Introduction: To some extent, this essay is an adventure in self-understanding. It is not meant to persuade others to become Christians. If it does persuade others, that is fine—but many of my reasons for faith are not the kind that can be trotted out for empirical examination. But this is true of much real knowledge of believers and unbelievers alike. I seek to explain why I am still a Christian for two reasons: (1) many raised in the church become disillusioned and fall away (2) many Christians have their faith overthrown by the onslaught of secular education. Somehow God’s grace, the truth of God’s Word, and the community of the saints has enabled me to withstand these challenges.
Reason One: Real Christians
Anyone glancing at my life could assume that I am a Christian because I was indoctrinated, brain-washed by years of being raised in the church. So I probably need to begin by “testifying” about what are not causes of my faith. Yes, my father was a pastor and I grew up spending hours in church each week. My father was a good preacher—probably one of the best I have heard over the years, but I am not a Christian because of any of the sermons I have heard. Some might say being raised by a pastor pre-ordained my Christian faith. But honestly, what is the reputation of preacher’s kids? It’s certainly not the norm for them to faithfully follow in their parents’ footsteps.
Growing up, I didn’t hate church or throw a fit of rebellion—I was simply unaffected by it. I would rather be climbing trees, building forts, catching snakes, and hanging out at the swimming pool on a perfect summer day. Sunday was something we offered up to God in thanksgiving—but it was a sacrifice. Even though this offering made sense, it still seemed like an interruption to a good summer vacation or weekend. After church, I was back in my jeans as soon as possible. Although I later came to appreciate the depth of my theological and biblical training during my childhood, my actual faith in Christ is more in spite of church services than because of them.
I do have to blame my parents, but not for dragging me to every church service or even for doing family devotions. They did something far worse and difficult to escape—they lived their faith day in and day out through hard and easy times. Now anyone raised in the church has known plenty of people who are excuses for not believing in God. Every church has enough hypocrites, nuts, and just plain mean people to give a church kid an excuse to sin, rebel, or stop believing. As a pastor’s kid, I probably saw more of the “dark-side” than most kids, but the simple honesty and faithfulness of my parents kept shining the light in my eyes. Dad lived what he preached; Mom still loves mean people and prays faithfully. They weren’t perfect; but they were honest about any failure to be totally Christian. They were the “real deal” and to deny God would have meant to deny what I knew to be true. Their example blocked my escape from God’s reality and stole all my fuel for a good teenage rebellion.
And it was important that Dad was a thinker. He never suggested that to be Christian one had to put his brain in the deep freeze. My father loved literature and philosophy and wasn’t afraid of a hard question. Around the dinner table the family debated philosophy and metaphysics. We were a bookish family. So later it never occurred to me that I should be afraid of the challenges to my faith that modern intellectuals or professors might present. Faith and learning weren’t enemies, and in a fair fight, truth would always win. So I couldn’t look down on the good-hearted but ignorant faith of my parents—they were too smart and too well read. I was stuck.

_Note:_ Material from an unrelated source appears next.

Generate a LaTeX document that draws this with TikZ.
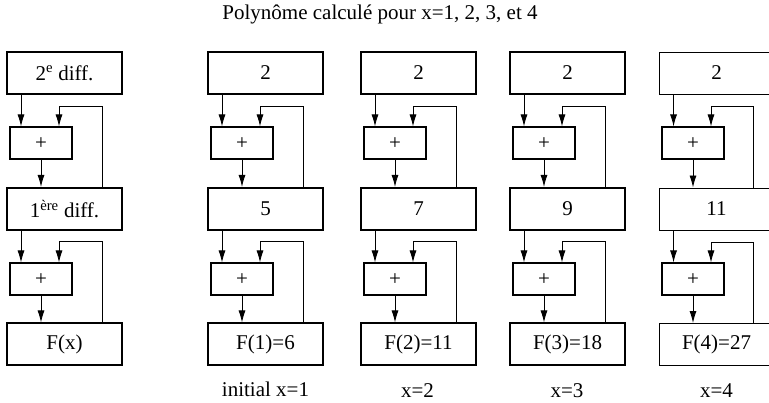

So what is the logic embedded in this experience? Imagine that we have a hundred reports of unicorn sightings and the National Geographic Society has sent out dozens of teams to investigate these claims. With great sadness, mixed with anger, the reports come in: phony, mistaken, deliberate fraud, hysteria, wishful thinking. But one report comes in—we found a unicorn and here are the pictures and DNA sample. Logically, you only need one true report for unicorns to exist. The other 99 reports are frustrating, but completely irrelevant. Over the years I have seen plenty of the bad or at least questionable reports about God in people’s lives. I have encountered plenty of hypocrites and those who simply mistake their emotions for God’s presence. But early in my life God gave me a handful Christ-followers that I could not explain away. God radiated out of them. They were real—transparent enough that I saw both their faults and the reality of God. Although I now have a long list of these “real deal” Christians who make unbelief hard, it really only takes one for God’s existence to be inescapably true.
So how much stock should I put in this human proof for God? My experiences, encounters, and in some cases relationships with these real Christians are not something I can pull out and show others. Some could say, “Well, you just had nice parents who would have been nice even if they were atheists.” But then I think of my wife’s father who was anything but nice for most of his life and became a Christian when he was 62. He had been so hard and mean that relatives who only knew him before his transformation couldn’t figure out who this loving father and husband was that people were talking about at his funeral. I remember him saying, “I don’t know much about the Bible or being a Christian, but I know it’s mostly about love.” I can’t reproduce the radiance of his face as he said those words—but I know beyond all doubt that only God could have made this hard man so tender.
God intends people, even more than sermons, to be the best evidence of His existence and love. God’s best argument was flesh and blood—his Son made flesh to live among us. And today his most powerful argument is still flesh and blood—believers and followers of Christ who let his love, power, and truth shine out of them.